# Humidor Not Seasoning Well



## samiam2007 (Aug 24, 2012)

I bought a humidor approx. 3 weeks ago. I have done it all, slightly wet down a rag and wiped down the inside, set a shot glass of distilled water in and filled up the humidifier with water. It has been sitting like that for 3 weeks and still the hygrometer says 80. I have tested the hygrometer twice and it is fine.

It's 100 count humidor with tray. (Antique World Humidor)

Any ideas?


----------



## E Dogg (Mar 23, 2011)

sounds like it's over humidified to me. let it air out a little and see if you can get it to come down...or.... best bet would be to use beads or silica (cat litter) to help regulate it where you want it.


----------



## samiam2007 (Aug 24, 2012)

E Dogg said:


> sounds like it's over humidified to me. let it air out a little and see if you can get it to come down...or.... best bet would be to use beads or silica (cat litter) to help regulate it where you want it.


A/C went out in the house last week. It has been fixed since, but it was well over 102 last week. Think that may have something to do with it? How long should I leave it open for?


----------



## E Dogg (Mar 23, 2011)

No...I think you just "seasoned it" for too long.
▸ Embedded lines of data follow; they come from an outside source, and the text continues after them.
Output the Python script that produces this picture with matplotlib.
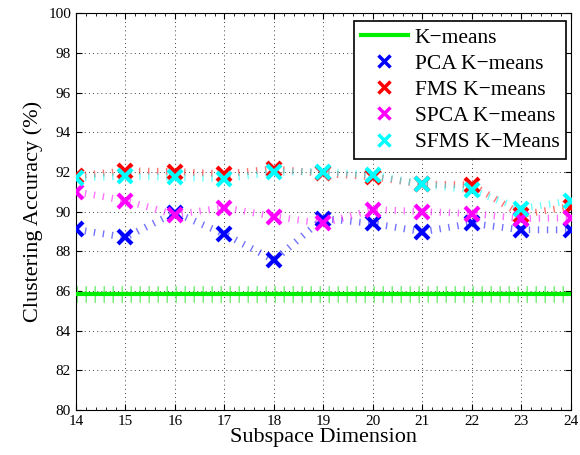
import matplotlib
matplotlib.use("Agg")
import matplotlib.pyplot as plt
from matplotlib.lines import Line2D
from matplotlib.ticker import MultipleLocator

plt.rcParams['font.family'] = ['Liberation Serif', 'DejaVu Serif']

dims = [14, 15, 16, 17, 18, 19, 20, 21, 22, 23, 24]
kmeans = 85.87
pca = [89.1, 88.7, 89.95, 88.87, 87.55, 89.65, 89.4, 88.98, 89.4, 89.08, 89.08]
fms = [91.8, 92.05, 92.02, 91.9, 92.15, 91.92, 91.75, 91.38, 91.35, 89.85, 90.25]
spca = [91.0, 90.55, 89.85, 90.2, 89.75, 89.4, 90.1, 90.0, 89.9, 89.65, 89.68]
sfms = [91.7, 91.78, 91.72, 91.65, 91.98, 92.02, 91.85, 91.38, 91.08, 90.15, 90.55]

series = [
    ("PCA K\u2212means", pca, "blue"),
    ("FMS K\u2212means", fms, "red"),
    ("SPCA K\u2212means", spca, "magenta"),
    ("SFMS K\u2212Means", sfms, "cyan"),
]

fig = plt.figure(figsize=(5.8, 4.55), dpi=100)
ax = fig.add_axes([0.131, 0.099, 0.853, 0.872])

# k-means baseline: thick dotted band with a solid line over it
ax.plot([dims[0], dims[-1]], [kmeans, kmeans], color="#7aee7a", lw=12,
        linestyle=(0, (0.09, 0.45)), dash_capstyle="butt", zorder=2)
ax.plot([dims[0], dims[-1]], [kmeans, kmeans], color="#00ee00", lw=3, zorder=3)

for name, vals, col in series:
    ax.plot(dims, vals, linestyle=(0, (0.2, 1.1)), dash_capstyle="butt",
            color=col, lw=5, alpha=0.55, zorder=3)
    ax.plot(dims, vals, linestyle="none", marker="x", color=col, ms=10, mew=3, zorder=4)

ax.set_xlim(14, 24)
ax.set_ylim(80, 100)
ax.set_xticks(dims)
ax.set_yticks(range(80, 101, 2))
ax.xaxis.set_minor_locator(MultipleLocator(0.2))
ax.tick_params(which="both", direction="in", top=True, right=True, labelsize=11)
ax.tick_params(which="major", length=4)
ax.tick_params(which="minor", length=2)
ax.grid(True, which="major", color="black", linestyle=(0, (1, 4)), lw=0.6)

ax.set_xlabel("Subspace Dimension", fontsize=16, labelpad=0)
ax.set_ylabel("Clustering Accuracy (%)", fontsize=16, labelpad=4)

handles = [Line2D([], [], color="#00ee00", lw=3)]
labels = ["K\u2212means"]
for name, vals, col in series:
    handles.append(Line2D([], [], linestyle="none", marker="x", color=col, ms=8, mew=2.5))
    labels.append(name)
leg = ax.legend(handles, labels, loc="upper right", bbox_to_anchor=(0.99, 0.98),
                borderaxespad=0, fontsize=15.5, fancybox=False,
                edgecolor="black", framealpha=1, handlelength=2.2,
                handletextpad=0.3, labelspacing=0.28, borderpad=0.3)
leg.get_frame().set_linewidth(1.2)

fig.savefig("out.png", dpi=100)
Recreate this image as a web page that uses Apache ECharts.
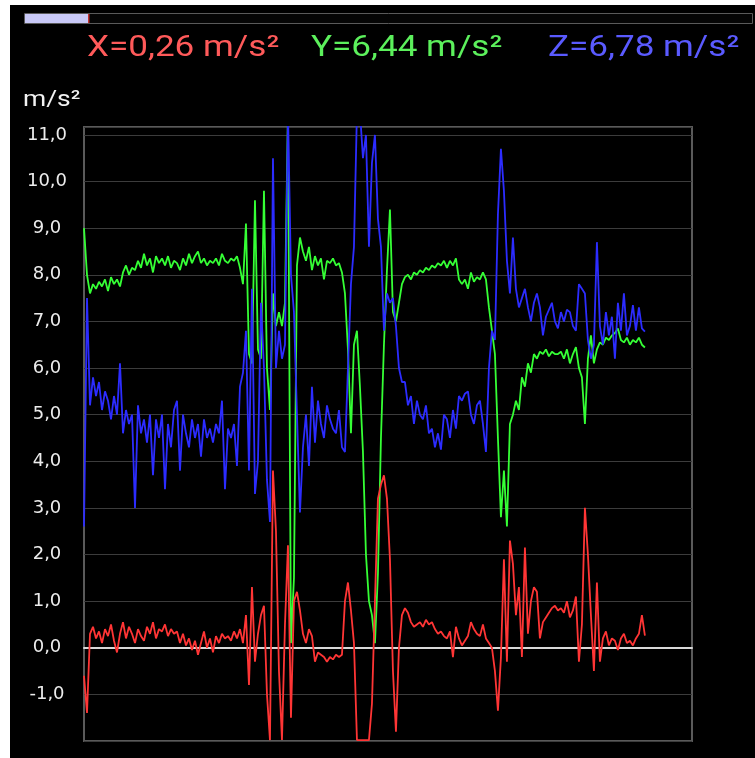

Once it hits 70 (or) you would take out the water and see if it stays there or drops a little, which most people on here like 65%. This is why having an active humidity device such as heartfelt beads, HCM beads, cat litter, ect... is great because it will take moisture out of the air if there is too much. 

If you don't want to get some of those, open it up for a few hours, maybe, then close it and check it the next day. hopefully your ambient RH in your house isn't high or else this won't work.


----------



## StogieNinja (Jul 29, 2009)

Yeah, definitely look at something that will absorb the extra rH, and I'd strongly recommend getting rid of the humidifier that came with the unit and getting some silica to go in there. The silica will absorb the extra humidity and bring the ambient rH inside the humi down to where you need it, around 65%. If once you put the KL in the rH drops, but not enough, take the kl out, and dry it in the oven for a bit, then put it back in and it will pull the rH down some more.


----------



## samiam2007 (Aug 24, 2012)

Did everything that you said...here's hoping!


----------



## Charles D (Jul 31, 2012)

I had a similar problem with my humidor, after having seasoned it, and using it for a few months, it started to creep up and I couldn't get it to come back down. I have heartfelt beads now and they have brought my humidor right back to where it should be(check out some of the threads discussing beads and kl). I would also suggest getting a digital hygrometer for a more accurate read. Typically the analog hygrometers aren't as accurate and reliable.


----------



## Herf N Turf (Dec 31, 2008)

80%'s not so bad if it's just a brief spike, but sitting that high, that long, is not good. If indeed you have the wood at 80% (not likely, but possible) it would take forever for silica of any kind to suck it down. Best thing would be to just crack it open an inch and allow it to dry out. Check it a couple times a day for a few days. Don't be fooled by a pleasing hygrometer reading, since all the hygro is measuring is the water in the air, not the wood.

The temperature is also playing games with you, since warm air holds a lot more moisture than cool air. Get the box down to a reasonable temp; where you're planning on storing and start there. 

I'd strongly advise getting some 65% Heartfelt beads. Once you get to around 67-68%, toss in the uncharged beads and let them do their thing. As others have said, lose that crappy foam brick and make sure you have an accurate, calibrated, digital hygrometer.


----------



## samiam2007 (Aug 24, 2012)

As of trying all the tips and putting in KL. I checked the box this morning and it dropped to 75. So I guess you guys know what you are talking about. . 

It might be an artificial drop, but even if it does go back up a little and fluctuate, at least it is moving and not just holding at 80-85. Thanks for all the advice.


----------



## stonecutter2 (Jul 12, 2012)

It should continue to drop, so long as you keep putting in KL that is dry enough to absorb moisture. Once it gets near where it should be, let things be and make sure the humidity stays consistent. Keep the KL in there, or get some beads/gel. They really do regulate humidity very well. Beads/gel with propylene glycol keeps mold away too.

Glad to see you're getting things under control! Your humidor should be good to go in no time.


----------



## Q&A (Jun 9, 2012)

Glad it is working for you. If you need to dry your beads in the oven, do not go over 200F.


----------